++++ Materials provided ++++

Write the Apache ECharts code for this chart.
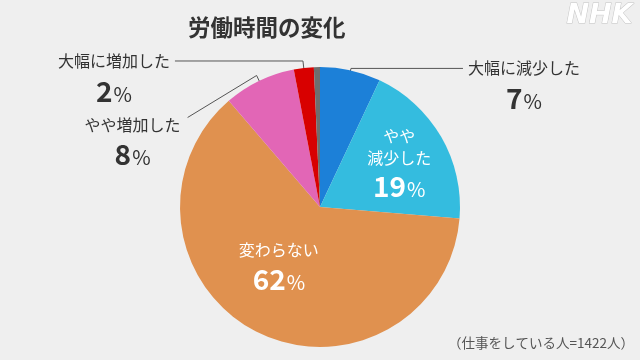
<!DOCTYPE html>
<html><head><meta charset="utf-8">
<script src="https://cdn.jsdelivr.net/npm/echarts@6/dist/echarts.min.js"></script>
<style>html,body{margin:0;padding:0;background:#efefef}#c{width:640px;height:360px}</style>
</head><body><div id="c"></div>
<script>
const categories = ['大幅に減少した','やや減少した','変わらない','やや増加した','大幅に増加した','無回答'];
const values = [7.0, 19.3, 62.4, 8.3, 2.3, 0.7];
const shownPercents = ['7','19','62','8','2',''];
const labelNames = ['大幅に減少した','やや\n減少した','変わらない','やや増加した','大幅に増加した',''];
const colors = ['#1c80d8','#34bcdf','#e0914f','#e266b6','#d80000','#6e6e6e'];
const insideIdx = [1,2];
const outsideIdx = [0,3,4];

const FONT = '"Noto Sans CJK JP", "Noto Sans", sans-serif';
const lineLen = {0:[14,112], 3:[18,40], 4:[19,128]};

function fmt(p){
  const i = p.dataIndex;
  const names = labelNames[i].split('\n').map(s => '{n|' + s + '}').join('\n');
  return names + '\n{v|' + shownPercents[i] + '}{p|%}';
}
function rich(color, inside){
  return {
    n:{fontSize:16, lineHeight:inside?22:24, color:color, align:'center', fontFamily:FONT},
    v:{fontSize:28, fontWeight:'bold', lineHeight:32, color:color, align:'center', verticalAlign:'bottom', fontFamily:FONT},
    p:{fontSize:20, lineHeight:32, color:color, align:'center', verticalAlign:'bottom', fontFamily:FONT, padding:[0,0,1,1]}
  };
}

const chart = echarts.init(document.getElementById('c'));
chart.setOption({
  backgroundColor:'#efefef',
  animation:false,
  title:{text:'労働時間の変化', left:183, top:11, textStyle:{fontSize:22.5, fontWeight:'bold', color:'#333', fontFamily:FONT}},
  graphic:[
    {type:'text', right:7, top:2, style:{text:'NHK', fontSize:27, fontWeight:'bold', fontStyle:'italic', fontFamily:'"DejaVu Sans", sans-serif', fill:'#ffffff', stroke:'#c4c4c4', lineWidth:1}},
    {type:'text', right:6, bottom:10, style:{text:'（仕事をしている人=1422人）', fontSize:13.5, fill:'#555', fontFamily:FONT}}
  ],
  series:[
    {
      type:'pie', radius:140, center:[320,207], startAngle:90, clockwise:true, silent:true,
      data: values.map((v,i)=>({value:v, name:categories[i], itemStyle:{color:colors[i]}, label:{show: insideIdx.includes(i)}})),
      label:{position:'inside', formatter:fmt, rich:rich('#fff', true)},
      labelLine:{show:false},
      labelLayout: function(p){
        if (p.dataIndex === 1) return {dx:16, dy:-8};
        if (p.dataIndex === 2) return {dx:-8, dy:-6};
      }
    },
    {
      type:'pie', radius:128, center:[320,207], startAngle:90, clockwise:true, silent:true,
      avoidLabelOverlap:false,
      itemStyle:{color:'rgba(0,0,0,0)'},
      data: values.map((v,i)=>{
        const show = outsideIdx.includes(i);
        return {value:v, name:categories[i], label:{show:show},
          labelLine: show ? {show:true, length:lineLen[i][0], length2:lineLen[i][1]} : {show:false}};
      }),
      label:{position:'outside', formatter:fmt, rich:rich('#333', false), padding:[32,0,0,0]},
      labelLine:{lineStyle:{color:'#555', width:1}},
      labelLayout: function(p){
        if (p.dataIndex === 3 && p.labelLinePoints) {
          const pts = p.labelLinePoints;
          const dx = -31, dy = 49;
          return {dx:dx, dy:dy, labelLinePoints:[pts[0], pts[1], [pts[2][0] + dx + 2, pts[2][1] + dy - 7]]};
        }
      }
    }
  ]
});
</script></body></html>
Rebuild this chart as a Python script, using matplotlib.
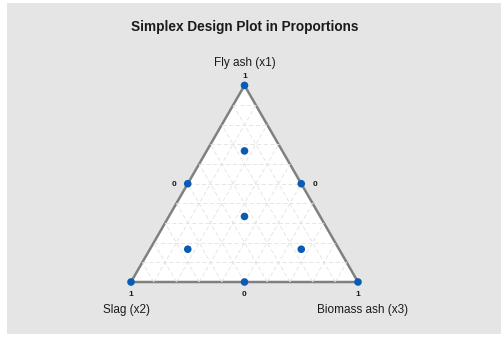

++++

Work instructions: Without including any picture, retype the entries exactly.

Response:
Write the Apache ECharts code for this chart.
<!DOCTYPE html>
<html><head><meta charset="utf-8">
<script src="https://cdn.jsdelivr.net/npm/echarts@6/dist/echarts.min.js"></script>
<style>html,body{margin:0;padding:0;background:#efefef}#c{width:640px;height:360px}</style>
</head><body><div id="c"></div>
<script>
const categories = ['大幅に減少した','やや減少した','変わらない','やや増加した','大幅に増加した','無回答'];
const values = [7.0, 19.3, 62.4, 8.3, 2.3, 0.7];
const shownPercents = ['7','19','62','8','2',''];
const labelNames = ['大幅に減少した','やや\n減少した','変わらない','やや増加した','大幅に増加した',''];
const colors = ['#1c80d8','#34bcdf','#e0914f','#e266b6','#d80000','#6e6e6e'];
const insideIdx = [1,2];
const outsideIdx = [0,3,4];

const FONT = '"Noto Sans CJK JP", "Noto Sans", sans-serif';
const lineLen = {0:[14,112], 3:[18,40], 4:[19,128]};

function fmt(p){
  const i = p.dataIndex;
  const names = labelNames[i].split('\n').map(s => '{n|' + s + '}').join('\n');
  return names + '\n{v|' + shownPercents[i] + '}{p|%}';
}
function rich(color, inside){
  return {
    n:{fontSize:16, lineHeight:inside?22:24, color:color, align:'center', fontFamily:FONT},
    v:{fontSize:28, fontWeight:'bold', lineHeight:32, color:color, align:'center', verticalAlign:'bottom', fontFamily:FONT},
    p:{fontSize:20, lineHeight:32, color:color, align:'center', verticalAlign:'bottom', fontFamily:FONT, padding:[0,0,1,1]}
  };
}

const chart = echarts.init(document.getElementById('c'));
chart.setOption({
  backgroundColor:'#efefef',
  animation:false,
  title:{text:'労働時間の変化', left:183, top:11, textStyle:{fontSize:22.5, fontWeight:'bold', color:'#333', fontFamily:FONT}},
  graphic:[
    {type:'text', right:7, top:2, style:{text:'NHK', fontSize:27, fontWeight:'bold', fontStyle:'italic', fontFamily:'"DejaVu Sans", sans-serif', fill:'#ffffff', stroke:'#c4c4c4', lineWidth:1}},
    {type:'text', right:6, bottom:10, style:{text:'（仕事をしている人=1422人）', fontSize:13.5, fill:'#555', fontFamily:FONT}}
  ],
  series:[
    {
      type:'pie', radius:140, center:[320,207], startAngle:90, clockwise:true, silent:true,
      data: values.map((v,i)=>({value:v, name:categories[i], itemStyle:{color:colors[i]}, label:{show: insideIdx.includes(i)}})),
      label:{position:'inside', formatter:fmt, rich:rich('#fff', true)},
      labelLine:{show:false},
      labelLayout: function(p){
        if (p.dataIndex === 1) return {dx:16, dy:-8};
        if (p.dataIndex === 2) return {dx:-8, dy:-6};
      }
    },
    {
      type:'pie', radius:128, center:[320,207], startAngle:90, clockwise:true, silent:true,
      avoidLabelOverlap:false,
      itemStyle:{color:'rgba(0,0,0,0)'},
      data: values.map((v,i)=>{
        const show = outsideIdx.includes(i);
        return {value:v, name:categories[i], label:{show:show},
          labelLine: show ? {show:true, length:lineLen[i][0], length2:lineLen[i][1]} : {show:false}};
      }),
      label:{position:'outside', formatter:fmt, rich:rich('#333', false), padding:[32,0,0,0]},
      labelLine:{lineStyle:{color:'#555', width:1}},
      labelLayout: function(p){
        if (p.dataIndex === 3 && p.labelLinePoints) {
          const pts = p.labelLinePoints;
          const dx = -31, dy = 49;
          return {dx:dx, dy:dy, labelLinePoints:[pts[0], pts[1], [pts[2][0] + dx + 2, pts[2][1] + dy - 7]]};
        }
      }
    }
  ]
});
</script></body></html>
Rebuild this chart as a Python script, using matplotlib.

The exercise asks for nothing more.